▸ **Work required**: Only the lines from the top of the listing below to the line that has "axisBottom, line, curveStepAfter" should be echoed, with both ends kept and pictures left out.

● ● ● ●

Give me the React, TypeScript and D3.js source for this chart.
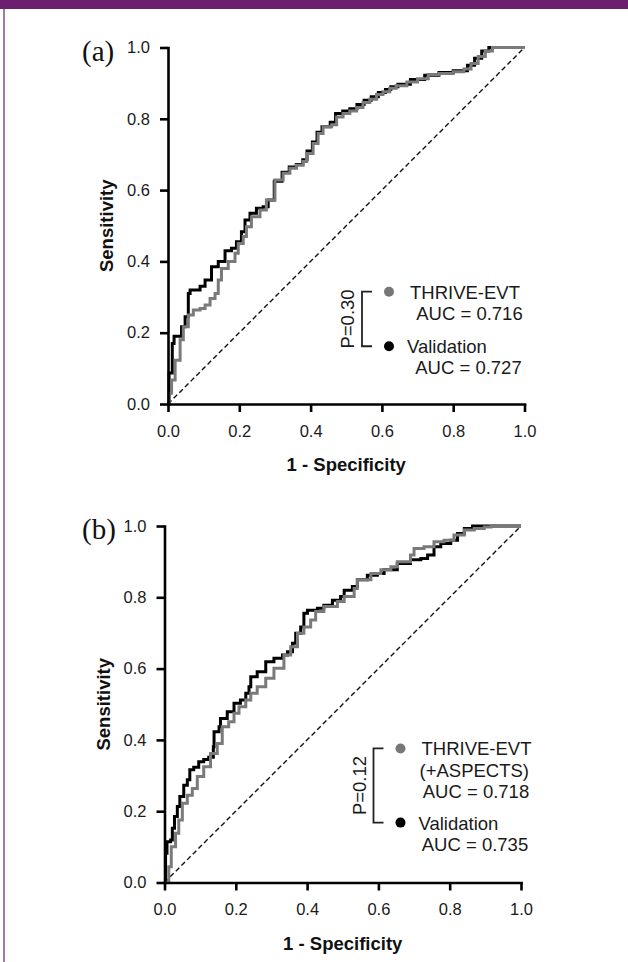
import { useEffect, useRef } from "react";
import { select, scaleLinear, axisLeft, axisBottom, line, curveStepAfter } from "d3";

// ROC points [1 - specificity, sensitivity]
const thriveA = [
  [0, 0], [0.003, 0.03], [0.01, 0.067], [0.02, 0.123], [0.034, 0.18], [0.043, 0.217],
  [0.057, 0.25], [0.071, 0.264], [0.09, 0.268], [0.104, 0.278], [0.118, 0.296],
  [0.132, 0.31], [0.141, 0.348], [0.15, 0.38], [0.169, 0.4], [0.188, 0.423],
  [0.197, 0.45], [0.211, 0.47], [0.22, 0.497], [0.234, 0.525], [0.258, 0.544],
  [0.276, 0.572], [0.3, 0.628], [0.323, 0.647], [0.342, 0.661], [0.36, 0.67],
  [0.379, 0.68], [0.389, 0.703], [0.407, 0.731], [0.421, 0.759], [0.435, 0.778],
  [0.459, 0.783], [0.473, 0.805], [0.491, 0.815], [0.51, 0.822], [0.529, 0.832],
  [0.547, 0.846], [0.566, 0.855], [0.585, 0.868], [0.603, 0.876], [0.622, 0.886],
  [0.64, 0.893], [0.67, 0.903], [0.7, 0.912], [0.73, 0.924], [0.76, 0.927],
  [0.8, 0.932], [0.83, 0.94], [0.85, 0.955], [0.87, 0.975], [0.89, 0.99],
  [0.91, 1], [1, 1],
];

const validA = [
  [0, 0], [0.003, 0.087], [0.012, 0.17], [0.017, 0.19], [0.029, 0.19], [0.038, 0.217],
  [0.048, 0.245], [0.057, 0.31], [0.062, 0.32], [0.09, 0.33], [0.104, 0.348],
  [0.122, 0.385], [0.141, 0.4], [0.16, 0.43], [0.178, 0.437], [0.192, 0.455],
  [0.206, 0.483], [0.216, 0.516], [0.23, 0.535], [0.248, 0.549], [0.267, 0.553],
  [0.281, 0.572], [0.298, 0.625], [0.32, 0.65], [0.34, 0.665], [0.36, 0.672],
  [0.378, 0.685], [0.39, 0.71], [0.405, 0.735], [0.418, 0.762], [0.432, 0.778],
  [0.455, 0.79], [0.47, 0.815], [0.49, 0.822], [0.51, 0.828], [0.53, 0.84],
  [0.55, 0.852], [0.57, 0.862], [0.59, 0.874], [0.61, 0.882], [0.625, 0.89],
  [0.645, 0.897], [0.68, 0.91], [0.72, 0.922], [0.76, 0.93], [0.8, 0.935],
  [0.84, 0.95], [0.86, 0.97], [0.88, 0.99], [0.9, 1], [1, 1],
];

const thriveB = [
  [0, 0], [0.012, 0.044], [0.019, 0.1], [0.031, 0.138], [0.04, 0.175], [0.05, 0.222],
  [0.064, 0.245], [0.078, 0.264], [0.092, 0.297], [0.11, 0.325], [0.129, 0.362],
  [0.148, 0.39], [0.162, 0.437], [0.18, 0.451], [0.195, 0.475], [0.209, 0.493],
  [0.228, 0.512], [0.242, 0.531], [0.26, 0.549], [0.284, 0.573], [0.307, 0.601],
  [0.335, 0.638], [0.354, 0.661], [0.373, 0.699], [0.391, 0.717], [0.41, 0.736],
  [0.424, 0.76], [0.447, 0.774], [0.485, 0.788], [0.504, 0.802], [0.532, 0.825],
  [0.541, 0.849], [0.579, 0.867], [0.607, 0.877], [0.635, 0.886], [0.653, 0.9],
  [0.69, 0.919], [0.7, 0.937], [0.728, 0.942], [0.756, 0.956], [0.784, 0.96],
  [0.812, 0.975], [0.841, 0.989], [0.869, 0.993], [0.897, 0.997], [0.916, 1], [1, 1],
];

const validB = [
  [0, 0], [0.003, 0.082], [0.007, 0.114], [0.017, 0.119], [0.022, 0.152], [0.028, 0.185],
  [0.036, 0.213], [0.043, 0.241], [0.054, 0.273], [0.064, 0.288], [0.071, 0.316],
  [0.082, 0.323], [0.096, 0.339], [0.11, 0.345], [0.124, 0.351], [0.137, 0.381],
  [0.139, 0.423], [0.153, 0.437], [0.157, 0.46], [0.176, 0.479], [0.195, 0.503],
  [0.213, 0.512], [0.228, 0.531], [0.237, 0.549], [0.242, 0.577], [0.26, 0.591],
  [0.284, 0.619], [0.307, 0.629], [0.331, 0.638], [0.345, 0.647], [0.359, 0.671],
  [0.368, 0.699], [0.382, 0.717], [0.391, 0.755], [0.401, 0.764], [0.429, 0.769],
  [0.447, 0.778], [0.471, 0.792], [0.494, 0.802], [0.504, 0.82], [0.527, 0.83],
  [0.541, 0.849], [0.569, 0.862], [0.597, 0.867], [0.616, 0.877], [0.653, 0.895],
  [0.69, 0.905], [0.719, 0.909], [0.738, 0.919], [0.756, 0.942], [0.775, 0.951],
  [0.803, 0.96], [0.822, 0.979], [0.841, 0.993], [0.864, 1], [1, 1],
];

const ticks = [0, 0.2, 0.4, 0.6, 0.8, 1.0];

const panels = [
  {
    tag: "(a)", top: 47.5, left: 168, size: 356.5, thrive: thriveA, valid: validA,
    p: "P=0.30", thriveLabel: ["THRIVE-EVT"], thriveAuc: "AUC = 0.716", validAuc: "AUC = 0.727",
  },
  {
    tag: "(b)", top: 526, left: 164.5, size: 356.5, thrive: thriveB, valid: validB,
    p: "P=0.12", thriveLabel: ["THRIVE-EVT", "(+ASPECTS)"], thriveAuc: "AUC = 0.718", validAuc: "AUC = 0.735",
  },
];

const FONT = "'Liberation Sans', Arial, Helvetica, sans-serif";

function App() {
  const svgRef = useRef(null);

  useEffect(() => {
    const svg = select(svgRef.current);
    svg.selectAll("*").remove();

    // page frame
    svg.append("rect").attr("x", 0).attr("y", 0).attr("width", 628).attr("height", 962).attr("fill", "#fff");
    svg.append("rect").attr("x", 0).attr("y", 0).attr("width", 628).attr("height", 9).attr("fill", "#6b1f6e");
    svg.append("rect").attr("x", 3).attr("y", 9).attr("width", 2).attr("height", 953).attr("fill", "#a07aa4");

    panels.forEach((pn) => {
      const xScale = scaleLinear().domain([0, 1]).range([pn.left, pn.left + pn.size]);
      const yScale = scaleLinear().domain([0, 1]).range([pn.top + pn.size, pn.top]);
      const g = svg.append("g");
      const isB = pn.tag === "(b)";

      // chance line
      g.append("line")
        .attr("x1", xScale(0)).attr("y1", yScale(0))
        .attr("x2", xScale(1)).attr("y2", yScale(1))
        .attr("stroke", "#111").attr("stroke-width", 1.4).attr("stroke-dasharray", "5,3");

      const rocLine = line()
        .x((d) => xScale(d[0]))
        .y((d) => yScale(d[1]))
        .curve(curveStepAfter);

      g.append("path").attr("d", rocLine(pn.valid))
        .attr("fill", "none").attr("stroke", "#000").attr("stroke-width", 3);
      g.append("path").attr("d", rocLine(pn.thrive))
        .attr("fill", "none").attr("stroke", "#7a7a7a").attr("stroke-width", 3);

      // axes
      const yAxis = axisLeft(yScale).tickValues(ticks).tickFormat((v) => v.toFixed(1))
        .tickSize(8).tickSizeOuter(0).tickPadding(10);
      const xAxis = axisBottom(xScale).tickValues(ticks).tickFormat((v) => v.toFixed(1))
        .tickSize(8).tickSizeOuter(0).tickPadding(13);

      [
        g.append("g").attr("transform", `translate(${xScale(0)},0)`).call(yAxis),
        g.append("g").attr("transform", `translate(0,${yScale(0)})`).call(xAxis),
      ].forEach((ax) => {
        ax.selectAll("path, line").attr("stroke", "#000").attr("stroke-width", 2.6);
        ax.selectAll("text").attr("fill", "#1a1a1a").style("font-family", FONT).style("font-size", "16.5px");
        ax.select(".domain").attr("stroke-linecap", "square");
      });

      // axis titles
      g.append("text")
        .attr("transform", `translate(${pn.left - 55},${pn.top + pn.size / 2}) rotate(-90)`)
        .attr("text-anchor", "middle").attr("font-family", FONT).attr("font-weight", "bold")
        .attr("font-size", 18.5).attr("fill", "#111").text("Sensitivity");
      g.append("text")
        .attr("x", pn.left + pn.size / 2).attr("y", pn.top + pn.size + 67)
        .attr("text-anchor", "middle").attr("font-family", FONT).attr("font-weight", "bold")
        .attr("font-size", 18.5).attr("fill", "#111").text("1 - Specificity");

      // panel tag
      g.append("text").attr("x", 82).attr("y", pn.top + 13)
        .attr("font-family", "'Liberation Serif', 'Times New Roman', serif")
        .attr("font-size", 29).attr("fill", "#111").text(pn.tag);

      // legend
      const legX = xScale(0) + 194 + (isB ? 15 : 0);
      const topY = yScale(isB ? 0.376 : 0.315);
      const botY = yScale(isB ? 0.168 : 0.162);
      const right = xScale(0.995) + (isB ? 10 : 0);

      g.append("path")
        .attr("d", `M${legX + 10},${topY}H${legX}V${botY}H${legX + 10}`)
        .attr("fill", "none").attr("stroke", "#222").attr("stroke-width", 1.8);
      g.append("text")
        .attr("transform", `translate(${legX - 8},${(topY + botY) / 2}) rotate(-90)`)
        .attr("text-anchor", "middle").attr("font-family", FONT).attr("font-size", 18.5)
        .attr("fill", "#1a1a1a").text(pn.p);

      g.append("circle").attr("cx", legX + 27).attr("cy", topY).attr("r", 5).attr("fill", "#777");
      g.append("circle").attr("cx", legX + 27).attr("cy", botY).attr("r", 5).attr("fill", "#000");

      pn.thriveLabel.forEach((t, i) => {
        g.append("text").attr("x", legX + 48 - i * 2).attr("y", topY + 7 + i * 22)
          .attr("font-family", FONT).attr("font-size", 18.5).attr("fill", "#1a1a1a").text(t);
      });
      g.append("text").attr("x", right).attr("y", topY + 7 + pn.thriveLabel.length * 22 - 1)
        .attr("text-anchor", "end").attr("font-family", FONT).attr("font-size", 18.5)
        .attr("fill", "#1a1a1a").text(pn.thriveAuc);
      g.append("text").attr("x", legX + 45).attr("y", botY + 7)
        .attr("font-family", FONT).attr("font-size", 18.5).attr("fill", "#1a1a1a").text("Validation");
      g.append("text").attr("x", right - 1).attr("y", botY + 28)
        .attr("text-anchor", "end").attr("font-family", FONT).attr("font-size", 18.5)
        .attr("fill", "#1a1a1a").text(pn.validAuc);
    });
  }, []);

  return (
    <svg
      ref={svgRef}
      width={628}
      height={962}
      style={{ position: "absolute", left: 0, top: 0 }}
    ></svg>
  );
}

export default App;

● ● ● ●

▸ **Solution for this problem**:
Give me the React, TypeScript and D3.js source for this chart.
import { useEffect, useRef } from "react";
import { select, scaleLinear, axisLeft, axisBottom, line, curveStepAfter } from "d3";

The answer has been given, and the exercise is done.